Il programma di Arcelor Mittal, multinazionale indiana, colosso mondiale operante nel settore dell’acciaio, nato dalla fusione tra Arcelor e Mittal Steel, prevedeva un piano ambientale per ridurre l’impatto inquinante dell’impianto, per migliorare la salute e la sicurezza dei lavoratori e dei cittadini, fortemente penalizzati dagli scarichi industriali, limitrofi ad uno dei quartieri della città, i Tamburi, non escludendo altre zone, e persino alcuni centri più lontani della provincia jonica e barese.

Gli effetti devastanti del benzene, delle polveri sottili PM 2, producono un rischio inaccettabile, per gli sviluppi cancerogeni di tumori al polmone e del mesotelioma, fatti derivanti dalla mancata ambientalizzazione degli impianti, e dai ripetuti decreti salva Ilva che a partire dal 2010 sono stati ben sedici; questa sorta di scudo penale è giustificato, a livello politico, dal fatto che la sopravvivenza dello stabilimento deve essere garantita perché “ Impianto di interesse strategico nazionale

“Una perizia chimica, riporta cosa fosse stato emesso nell’aria l’anno 2010, la perizia è riportata nella tabella A-1, senza voler fare degli inutili allarmismi, questi sono i dati, fonte Wikipedia.

4.159.300    Kg.   di polveri sottili                                                                                                                                         11.056.900  Kg     di diossido d’azoto                                                                                                                                       11.343.200  Kg     di anidride solforosa

 

 

Più altri prodotti emessi durante lo ( slopping ) la nube rossastra che si vede sullo stabilimento, quando c’è la fuoriuscita di gas.Nel 2012, il sequestro da parte della Magistratura, senza facoltà d’uso, lasciava ben sperare in una ambientalizzazione che mettesse in primo piano la salute dei lavoratori e dei cittadini, considerando che dal 2006 al 2017, si sono registrati 1441 casi di neoplasie infantili, sul tutto il territorio. Da allora otto governi si sono succeduti, ma poco è cambiato; per quanto riguarda la salute ed il lavoro. Il ricattto  “ Salute o lavoro “ è stato male interpretato, l’Organizzazione mondiale della sanità, specifica cosa si intende sulla salute sul lavoro, e sulla sicurezza, come prevenzione primaria dei pericoli a cui il lavoratore è esposto.

A maggio 2023,il Sindaco di Taranto, Rinaldo Melucci, fece un’ordinanza che imponeva ad Acciaierie d’Italia di ridurre in 30 giorni le emissioni di benzene: l’ordinanza non fu mai applicata.

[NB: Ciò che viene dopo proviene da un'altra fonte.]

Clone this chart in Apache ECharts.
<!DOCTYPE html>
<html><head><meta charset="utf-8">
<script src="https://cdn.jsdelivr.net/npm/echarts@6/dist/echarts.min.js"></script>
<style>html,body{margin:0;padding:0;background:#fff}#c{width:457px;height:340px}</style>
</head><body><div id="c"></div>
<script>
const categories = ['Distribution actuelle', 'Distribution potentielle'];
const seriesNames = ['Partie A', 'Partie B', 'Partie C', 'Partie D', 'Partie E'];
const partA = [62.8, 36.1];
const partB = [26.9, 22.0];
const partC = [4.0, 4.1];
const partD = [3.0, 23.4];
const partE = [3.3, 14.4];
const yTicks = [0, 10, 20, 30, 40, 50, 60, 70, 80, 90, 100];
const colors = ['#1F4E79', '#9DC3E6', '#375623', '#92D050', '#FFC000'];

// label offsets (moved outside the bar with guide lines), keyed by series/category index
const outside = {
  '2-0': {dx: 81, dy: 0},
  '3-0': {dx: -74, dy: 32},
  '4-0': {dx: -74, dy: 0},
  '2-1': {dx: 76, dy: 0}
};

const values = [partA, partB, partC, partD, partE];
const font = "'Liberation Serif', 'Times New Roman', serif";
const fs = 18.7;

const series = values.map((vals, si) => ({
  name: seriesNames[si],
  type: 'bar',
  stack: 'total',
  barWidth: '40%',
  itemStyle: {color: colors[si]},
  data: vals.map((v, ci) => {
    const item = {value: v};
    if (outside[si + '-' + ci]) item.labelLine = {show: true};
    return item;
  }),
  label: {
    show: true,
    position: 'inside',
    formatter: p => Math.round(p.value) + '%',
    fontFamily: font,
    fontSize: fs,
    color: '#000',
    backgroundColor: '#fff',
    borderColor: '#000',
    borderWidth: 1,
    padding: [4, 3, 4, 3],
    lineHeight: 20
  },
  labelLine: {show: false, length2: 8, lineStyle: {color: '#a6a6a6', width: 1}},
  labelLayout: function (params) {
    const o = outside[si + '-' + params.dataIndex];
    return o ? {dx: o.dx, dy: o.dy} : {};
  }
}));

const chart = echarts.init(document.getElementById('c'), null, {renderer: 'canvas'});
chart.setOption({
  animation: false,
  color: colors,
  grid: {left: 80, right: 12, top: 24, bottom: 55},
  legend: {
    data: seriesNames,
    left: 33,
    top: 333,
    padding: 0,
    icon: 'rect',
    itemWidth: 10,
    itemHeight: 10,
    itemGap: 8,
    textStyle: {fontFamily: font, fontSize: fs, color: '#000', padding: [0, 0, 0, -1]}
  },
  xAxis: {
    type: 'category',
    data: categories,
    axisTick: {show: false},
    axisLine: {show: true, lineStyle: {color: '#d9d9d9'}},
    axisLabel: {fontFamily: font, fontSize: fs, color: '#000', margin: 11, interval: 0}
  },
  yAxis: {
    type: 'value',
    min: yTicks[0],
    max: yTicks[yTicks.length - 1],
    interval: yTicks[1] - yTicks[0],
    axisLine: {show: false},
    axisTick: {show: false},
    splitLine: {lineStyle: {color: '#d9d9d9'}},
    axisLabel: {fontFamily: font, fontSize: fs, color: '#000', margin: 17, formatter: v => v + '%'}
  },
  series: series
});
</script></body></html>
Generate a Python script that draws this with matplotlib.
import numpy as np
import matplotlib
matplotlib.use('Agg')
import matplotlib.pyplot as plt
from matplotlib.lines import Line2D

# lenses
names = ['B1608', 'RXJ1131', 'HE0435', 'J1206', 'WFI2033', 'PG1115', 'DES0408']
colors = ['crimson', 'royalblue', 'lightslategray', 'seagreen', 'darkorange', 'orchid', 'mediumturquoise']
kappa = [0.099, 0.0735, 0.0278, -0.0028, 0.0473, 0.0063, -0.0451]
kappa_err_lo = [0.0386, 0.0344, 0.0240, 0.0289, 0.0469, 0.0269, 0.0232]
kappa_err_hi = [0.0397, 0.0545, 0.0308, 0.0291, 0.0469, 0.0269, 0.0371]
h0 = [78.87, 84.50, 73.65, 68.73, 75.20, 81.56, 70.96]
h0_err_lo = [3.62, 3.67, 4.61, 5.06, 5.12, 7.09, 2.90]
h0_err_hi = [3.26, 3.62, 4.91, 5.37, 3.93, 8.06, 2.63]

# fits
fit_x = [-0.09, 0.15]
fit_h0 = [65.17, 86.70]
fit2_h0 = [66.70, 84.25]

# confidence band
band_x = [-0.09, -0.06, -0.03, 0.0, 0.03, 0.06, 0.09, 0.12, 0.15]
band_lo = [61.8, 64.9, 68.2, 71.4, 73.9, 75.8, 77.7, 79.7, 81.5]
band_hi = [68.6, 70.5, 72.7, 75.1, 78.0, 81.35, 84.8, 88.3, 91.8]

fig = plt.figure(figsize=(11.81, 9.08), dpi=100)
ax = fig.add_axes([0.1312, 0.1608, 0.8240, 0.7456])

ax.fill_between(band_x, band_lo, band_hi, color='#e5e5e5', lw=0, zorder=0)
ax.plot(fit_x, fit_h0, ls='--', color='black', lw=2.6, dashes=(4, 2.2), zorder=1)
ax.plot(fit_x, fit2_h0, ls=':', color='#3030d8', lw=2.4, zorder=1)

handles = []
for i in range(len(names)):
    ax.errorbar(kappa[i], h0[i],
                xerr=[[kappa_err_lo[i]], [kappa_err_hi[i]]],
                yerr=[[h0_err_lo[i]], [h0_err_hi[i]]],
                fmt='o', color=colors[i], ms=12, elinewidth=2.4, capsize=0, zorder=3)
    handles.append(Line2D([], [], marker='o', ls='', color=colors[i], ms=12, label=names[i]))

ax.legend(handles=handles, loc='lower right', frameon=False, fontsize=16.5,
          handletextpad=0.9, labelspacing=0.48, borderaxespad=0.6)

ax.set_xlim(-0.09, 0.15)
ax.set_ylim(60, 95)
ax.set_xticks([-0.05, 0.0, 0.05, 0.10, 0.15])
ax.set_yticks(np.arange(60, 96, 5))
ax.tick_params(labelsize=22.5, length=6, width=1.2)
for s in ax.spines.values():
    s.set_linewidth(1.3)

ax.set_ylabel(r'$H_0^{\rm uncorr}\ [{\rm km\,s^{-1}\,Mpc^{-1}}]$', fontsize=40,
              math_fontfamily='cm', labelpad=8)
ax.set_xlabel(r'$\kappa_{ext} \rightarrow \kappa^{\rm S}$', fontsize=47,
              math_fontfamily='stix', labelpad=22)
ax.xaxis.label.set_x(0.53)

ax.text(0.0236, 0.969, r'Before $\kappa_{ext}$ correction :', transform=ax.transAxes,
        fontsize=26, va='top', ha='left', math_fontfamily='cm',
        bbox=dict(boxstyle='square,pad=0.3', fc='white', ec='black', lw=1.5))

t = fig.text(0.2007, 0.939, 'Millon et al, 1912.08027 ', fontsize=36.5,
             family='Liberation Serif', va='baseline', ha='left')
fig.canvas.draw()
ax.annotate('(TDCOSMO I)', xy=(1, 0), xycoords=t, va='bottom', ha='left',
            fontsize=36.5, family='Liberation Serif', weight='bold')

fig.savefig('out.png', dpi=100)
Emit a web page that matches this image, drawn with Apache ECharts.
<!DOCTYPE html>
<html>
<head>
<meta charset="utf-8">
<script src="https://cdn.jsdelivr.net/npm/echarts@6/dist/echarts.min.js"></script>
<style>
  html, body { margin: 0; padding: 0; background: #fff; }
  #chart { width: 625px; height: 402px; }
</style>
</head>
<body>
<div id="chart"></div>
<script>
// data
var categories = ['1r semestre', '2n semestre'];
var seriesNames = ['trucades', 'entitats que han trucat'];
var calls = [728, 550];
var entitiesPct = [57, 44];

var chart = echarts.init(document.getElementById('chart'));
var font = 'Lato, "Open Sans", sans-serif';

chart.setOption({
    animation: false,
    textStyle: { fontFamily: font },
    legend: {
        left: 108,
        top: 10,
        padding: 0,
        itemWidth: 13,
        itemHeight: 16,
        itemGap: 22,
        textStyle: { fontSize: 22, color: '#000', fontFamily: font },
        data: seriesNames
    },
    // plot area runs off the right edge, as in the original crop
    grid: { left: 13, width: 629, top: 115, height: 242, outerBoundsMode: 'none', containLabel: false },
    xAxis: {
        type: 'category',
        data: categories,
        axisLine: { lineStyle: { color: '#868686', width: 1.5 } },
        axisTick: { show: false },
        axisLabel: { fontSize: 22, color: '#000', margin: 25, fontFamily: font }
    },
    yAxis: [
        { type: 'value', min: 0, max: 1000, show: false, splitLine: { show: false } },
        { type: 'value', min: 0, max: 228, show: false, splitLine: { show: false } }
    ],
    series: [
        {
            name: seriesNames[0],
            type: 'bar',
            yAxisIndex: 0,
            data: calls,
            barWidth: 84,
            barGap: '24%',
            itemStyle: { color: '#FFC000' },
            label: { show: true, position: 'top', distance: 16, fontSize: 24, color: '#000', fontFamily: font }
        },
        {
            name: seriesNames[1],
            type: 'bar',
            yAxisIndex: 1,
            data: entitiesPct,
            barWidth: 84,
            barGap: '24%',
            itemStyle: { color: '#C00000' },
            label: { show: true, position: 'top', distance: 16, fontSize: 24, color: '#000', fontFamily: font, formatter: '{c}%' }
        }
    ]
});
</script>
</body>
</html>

Dopo la transizione ecologica del 2022/2023, la questione occupazionale è rimasta centrale, con grandi preoccupazioni sul futuro dei lavoratori per i quali, il 4 marzo è stata approvata la nuova cassa integrazione che interesserà 4050 persone. Dopo tante voci che si sono rincorse nei corridoi del Ministero dell’Ambiente, forse siamo ad una svolta sulla cessione dello stabilimento ex Ilva.

Tre sarebbero i gruppi che hanno manifestato interesse all’acquisizione, la cordata Baku Steel Company CJSC + Azerbaijan Investment Company Ojsc, la Bedrok Industries Management CO Jindal Steel International, oltre a queste offerte per tutti i gruppi aziendali, si aggiungono altre sette offerte interessate ai singoli asset aziendali.

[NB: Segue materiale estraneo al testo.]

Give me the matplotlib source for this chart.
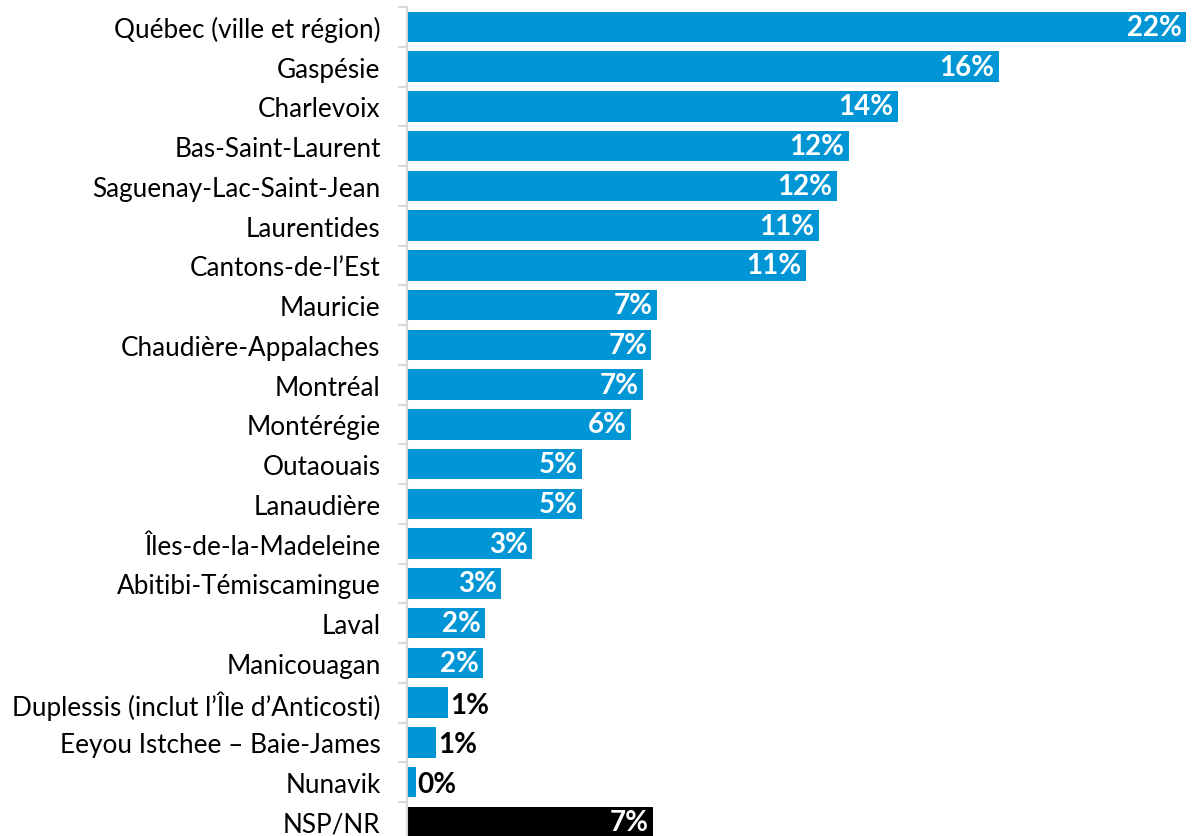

Il termine ultimo, per la presentazione delle offerte di interesse all’acquisto della ex Ilva, era fissato per il 14 marzo, ma è slittato di un’altra settimana, con un nuovo quadro di aziende in competizione per l’acquisizione della stessa. La Azerbaijan Baku Steel Company e l’indiana Jndal e Bedrok Industries, sarebbero quelle più accreditate per gli investimenti proposti, per le garanzie occupazionali, e per il piano di sostenibilità, la Baku è la più vicina al traguardo.

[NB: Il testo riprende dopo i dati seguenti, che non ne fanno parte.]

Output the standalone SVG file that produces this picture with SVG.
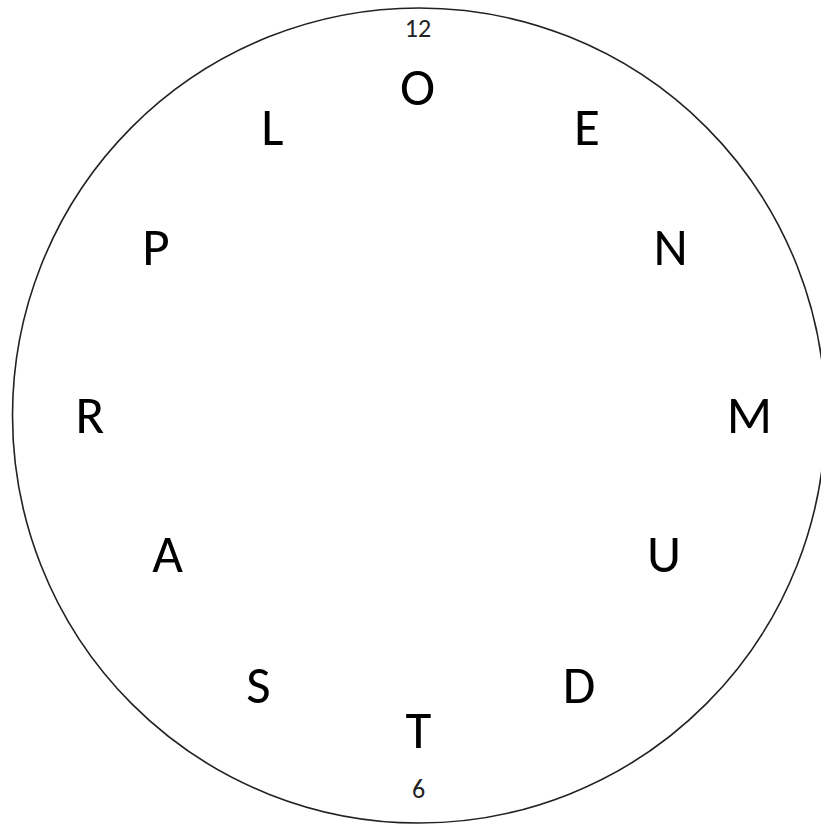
<svg xmlns="http://www.w3.org/2000/svg" width="821" height="825" viewBox="0 0 821 825">
<style>
.ring{fill:#fff;stroke:#222;stroke-width:1.6}
.big{font-family:Carlito,"Open Sans","Liberation Sans",sans-serif;font-size:53px;fill:#000;text-anchor:middle}
.num{font-family:Carlito,"Open Sans","Liberation Sans",sans-serif;font-size:26px;fill:#222;text-anchor:middle}
</style>
<rect width="821" height="825" fill="#fff"/>
<g id="clock-face">
<ellipse class="ring" cx="419" cy="415.5" rx="406.5" ry="407.5"/>
</g>
<g id="label-12"><text class="num" x="418" y="37">12</text></g>
<g id="label-6"><text class="num" x="418.5" y="798">6</text></g>
<g id="letter-O"><text class="big" x="417.6" y="105">O</text></g>
<g id="letter-E"><text class="big" x="587" y="145">E</text></g>
<g id="letter-N"><text class="big" x="670.5" y="265">N</text></g>
<g id="letter-M"><text class="big" x="749.5" y="433">M</text></g>
<g id="letter-U"><text class="big" x="664" y="572">U</text></g>
<g id="letter-D"><text class="big" x="579" y="703">D</text></g>
<g id="letter-T"><text class="big" x="418.5" y="748">T</text></g>
<g id="letter-S"><text class="big" x="258.5" y="703">S</text></g>
<g id="letter-A"><text class="big" x="167.5" y="572">A</text></g>
<g id="letter-R"><text class="big" x="90" y="433">R</text></g>
<g id="letter-P"><text class="big" x="156" y="265">P</text></g>
<g id="letter-L"><text class="big" x="272.5" y="145">L</text></g>
</svg>
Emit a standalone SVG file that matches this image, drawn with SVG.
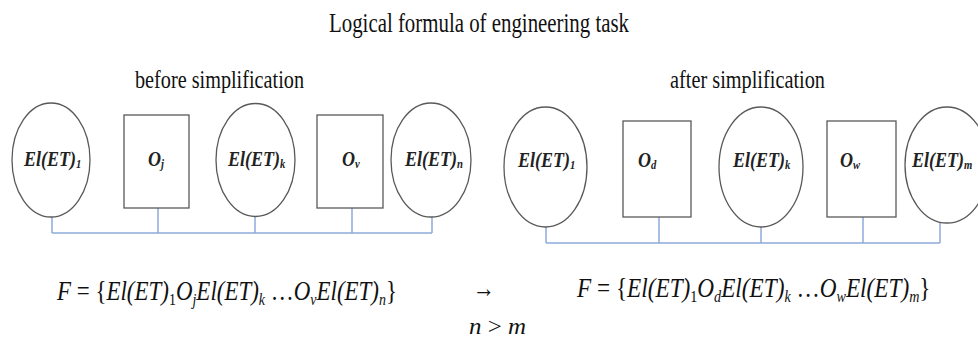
<svg xmlns="http://www.w3.org/2000/svg" width="978" height="338" viewBox="0 0 978 338">
<style>
.bg{fill:#ffffff}
.shape{fill:#ffffff;stroke:#595959;stroke-width:1.3}
.conn{fill:none;stroke:#8eaadb;stroke-width:1.5}
.title{font-family:"Liberation Serif","Times New Roman",serif;font-size:27px;fill:#111}
.sub{font-family:"Liberation Serif","Times New Roman",serif;font-size:26px;fill:#111}
.lbl{font-family:"Liberation Serif","Times New Roman",serif;font-style:italic;font-weight:bold;font-size:22px;fill:#222}
.lbl .s{font-size:13px}
.f{font-family:"Liberation Serif","Times New Roman",serif;font-style:italic;font-size:28px;fill:#111}
.f .s{font-size:17px}
.f .u{font-style:normal}
</style>
<rect class="bg" x="0" y="0" width="978" height="338"/>
<text class="title" x="329" y="32" textLength="300" lengthAdjust="spacingAndGlyphs">Logical formula of engineering task</text>
<text class="sub" x="135" y="88" textLength="169" lengthAdjust="spacingAndGlyphs">before simplification</text>
<text class="sub" x="670" y="88" textLength="155" lengthAdjust="spacingAndGlyphs">after simplification</text>

<g id="connectors">
<path class="conn" d="M52 217V233M158 208V233M255 216V233M352 208V233M432 217V233M52 233H432"/>
<path class="conn" d="M546 227V243M659 217V243M761 227V243M863 217V243M940 222V243M546 243H940"/>
</g>

<g id="L1"><ellipse class="shape" cx="51" cy="160" rx="39" ry="57"/><text class="lbl" transform="translate(24,166) scale(0.82,1)">El(ET)<tspan class="s" dy="2">1</tspan></text></g>
<g id="L2"><rect class="shape" x="124" y="115" width="65" height="93"/><text class="lbl" transform="translate(148,166) scale(0.82,1)">O<tspan class="s" dy="2">j</tspan></text></g>
<g id="L3"><ellipse class="shape" cx="255.5" cy="160" rx="39.5" ry="56.5"/><text class="lbl" transform="translate(228,166) scale(0.82,1)">El(ET)<tspan class="s" dy="2">k</tspan></text></g>
<g id="L4"><rect class="shape" x="317" y="115" width="66" height="93"/><text class="lbl" transform="translate(342,166) scale(0.82,1)">O<tspan class="s" dy="2">v</tspan></text></g>
<g id="L5"><ellipse class="shape" cx="431" cy="160" rx="40" ry="57"/><text class="lbl" transform="translate(405,166) scale(0.82,1)">El(ET)<tspan class="s" dy="2">n</tspan></text></g>

<g id="R1"><ellipse class="shape" cx="545.5" cy="167" rx="41.5" ry="60"/><text class="lbl" transform="translate(518,167) scale(0.82,1)">El(ET)<tspan class="s" dy="2">1</tspan></text></g>
<g id="R2"><rect class="shape" x="623" y="121" width="68" height="96"/><text class="lbl" transform="translate(638,167) scale(0.82,1)">O<tspan class="s" dy="2">d</tspan></text></g>
<g id="R3"><ellipse class="shape" cx="761" cy="167" rx="42" ry="60"/><text class="lbl" transform="translate(733,167) scale(0.82,1)">El(ET)<tspan class="s" dy="2">k</tspan></text></g>
<g id="R4"><rect class="shape" x="827" y="121" width="69" height="96"/><text class="lbl" transform="translate(840,167) scale(0.82,1)">O<tspan class="s" dy="2">w</tspan></text></g>
<g id="R5"><ellipse class="shape" cx="947" cy="165" rx="42" ry="58"/><text class="lbl" transform="translate(912,167) scale(0.82,1)">El(ET)<tspan class="s" dy="2">m</tspan></text></g>

<text class="f" transform="translate(57,300) scale(0.82,1)">F <tspan class="u">= {</tspan>El(ET)<tspan class="s u" dy="5">1</tspan><tspan dy="-5">O</tspan><tspan class="s" dy="5">j</tspan><tspan dy="-5">El(ET)</tspan><tspan class="s" dy="5">k</tspan><tspan dy="-5" class="u"> …</tspan><tspan dy="0">O</tspan><tspan class="s" dy="5">v</tspan><tspan dy="-5">El(ET)</tspan><tspan class="s" dy="5">n</tspan><tspan dy="-5" class="u">}</tspan></text>
<text class="f" transform="translate(577,297) scale(0.83,1)">F <tspan class="u">= {</tspan>El(ET)<tspan class="s u" dy="5">1</tspan><tspan dy="-5">O</tspan><tspan class="s" dy="5">d</tspan><tspan dy="-5">El(ET)</tspan><tspan class="s" dy="5">k</tspan><tspan dy="-5" class="u"> …</tspan><tspan dy="0">O</tspan><tspan class="s" dy="5">w</tspan><tspan dy="-5">El(ET)</tspan><tspan class="s" dy="5">m</tspan><tspan dy="-5" class="u">}</tspan></text>
<text class="f" x="473" y="297" style="font-style:normal;font-size:26px" textLength="22" lengthAdjust="spacingAndGlyphs">→</text>
<text class="f" x="469" y="334" style="font-size:24px" textLength="57" lengthAdjust="spacingAndGlyphs">n <tspan class="u">&gt;</tspan> m</text>
</svg>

Da parte del Governo ci sarebbe un interessamento al mantenimento di una parte pubblica di minoranza, come garanzia per l’occupazione, e la tanto annunciata decarbonizzazione dell’impianto, la quota sarebbe inferiore al 38%.  Cosa si aspettano i cittadini tarantini, che sono anche i lavoratori dell’industria siderurgica, che ci sia più attenzione alla salute pubblica ed alla qualità della vita dei dipendenti della azienda, Taranto chiede più rispetto per i suoi cittadini.